At this point and after drinking a lot of water, i was not sure i could drive to the hospital but felt much better, I made the stupid decision of waiting until the morning to go to the hospital because i was hungry, tired and was really looking forward to the dinner we were making. Bad mistake, the next day the doctor gave me a lecture about how stupid i was to wait. I quickly understood why as he had to reopen the wound to clean it (this was far from a pleasant feeling).

I ultimately ended up with 5 big fat stitches that were placed deep into my hand since the skin was to shredded up to hold a stitch shallowly. a week in while i was back at work it got infected and i had to run a course of antibiotics and as it healed i noticed that i had way less mobility with my thumb. I ended up having damage to a tendon that reduced how much i could move my thumb. This is slowly getting better but may never be the same. A good lesson to learn and to stop me from becoming complacent again. Now i have a good reminder right on my hand that i can see every time i grab a tool that immediately makes me stop and think, “ok what can go wrong and how bad could it be”; “what can i do to make this as safe as possible”

-- Never half-ass two things.

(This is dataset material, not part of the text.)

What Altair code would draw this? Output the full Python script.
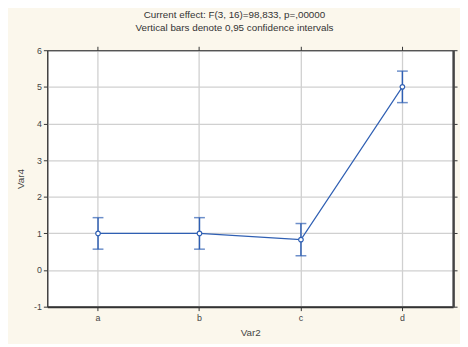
import altair as alt
import pandas as pd

categories = ["a", "b", "c", "d"]
means = [1.0, 1.0, 0.83, 5.0]
lower = [0.57, 0.57, 0.39, 4.57]
upper = [1.43, 1.43, 1.27, 5.43]
y_ticks = [-1, 0, 1, 2, 3, 4, 5, 6]

df = pd.DataFrame({"Var2": categories, "Var4": means, "lo": lower, "hi": upper})

BLUE = "#2f5fb3"
FONT = "Liberation Sans"

xscale = alt.Scale(domain=categories, paddingInner=0, paddingOuter=0)
yscale = alt.Scale(domain=[-1, 6], nice=False, zero=False)

x_axis = alt.Axis(orient="bottom", labelAngle=0, grid=True, tickBand="center",
                  domainWidth=2, domainColor="#333", labelPadding=3, titlePadding=5)
y_axis = alt.Axis(orient="left", values=y_ticks, grid=True, domainColor="#333",
                  labelOverlap=False, labelExpr="'' + datum.value", titlePadding=8)

def X(field="Var2:N"):
    return alt.X(field, scale=xscale, title="Var2", axis=x_axis)

def Y(field):
    return alt.Y(field, scale=yscale, title="Var4", axis=y_axis)

base = alt.Chart(df)

line = base.mark_line(color=BLUE, strokeWidth=1.2).encode(x=X(), y=Y("Var4:Q"))
rules = base.mark_rule(color=BLUE, strokeWidth=1.5).encode(x=X(), y=Y("lo:Q"), y2="hi:Q")
cap_lo = base.mark_tick(color=BLUE, size=11, thickness=1.5).encode(x=X(), y=Y("lo:Q"))
cap_hi = base.mark_tick(color=BLUE, size=11, thickness=1.5).encode(x=X(), y=Y("hi:Q"))
pts = base.mark_point(shape="circle", filled=True, fill="white", stroke=BLUE,
                      strokeWidth=1.2, size=22, opacity=1).encode(x=X(), y=Y("Var4:Q"))

frame = base.mark_point(opacity=0).encode(
    x=alt.X("Var2:N", scale=xscale, title=None,
            axis=alt.Axis(orient="top", labels=False, grid=False, domainColor="#333")),
    y=alt.Y("Var4:Q", scale=yscale, title=None,
            axis=alt.Axis(orient="right", labels=False, grid=False, values=y_ticks,
                          domainWidth=2.5, domainColor="#444")),
)

main = alt.layer(line, rules, cap_lo, cap_hi, pts)

chart = alt.layer(main, frame).resolve_axis(x="independent", y="independent").properties(
    width=413,
    height=261,
    autosize=alt.AutoSizeParams(type="none"),
    padding={"left": 40, "top": 40, "right": 7, "bottom": 35},
    background="#fbf7ec",
    title=alt.TitleParams(
        text=["Current effect: F(3, 16)=98,833, p=,00000",
              "Vertical bars denote 0,95 confidence intervals"],
        anchor="middle", frame="group", dx=-16, offset=13,
        fontSize=10, fontWeight="normal", color="#333", font=FONT, lineHeight=13,
    ),
).configure_view(
    fill="white", stroke="#333", strokeWidth=1
).configure_axis(
    labelFont=FONT, titleFont=FONT, labelFontSize=9, titleFontSize=10,
    labelColor="#444", titleColor="#444", titleFontWeight="normal",
    tickColor="#333", tickSize=4, labelPadding=2,
    gridColor="#d0d0d0", gridWidth=1.3,
)

chart.save("out.html", embed_options={"renderer": "svg", "actions": False})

Whole-ass one thing - Nick Offerman

4 comments so far

View johnstoneb's profile


2816 posts in 2103 days

#1 posted 12-27-2016 03:32 PM

Thanks for the post. I had an incident with a hole saw and drill press that require stitches. Not as bad as yours. Hole saw can move very rapidly.

-- Bruce, Boise, ID

View lew's profile


11982 posts in 3686 days

#2 posted 12-27-2016 05:17 PM

OUCH! Bad enough but glad it wasn’t any worse.

-- Lew- Time traveler. Purveyor of the Universe's finest custom rolling pins.

View Redoak49's profile


3126 posts in 1919 days

#3 posted 12-27-2016 09:44 PM

Thanks for the post and reminder….glad you are doing Ok.

View ChuckV's profile


3101 posts in 3458 days

#4 posted 12-27-2016 10:07 PM

I am sorry about your accident. I hope that you heal quickly and well.

This is a good reminder that it’s not just the big stationary machines that need our full attention. The only time I ever needed stitches was as a result of a chisel cut in my finger.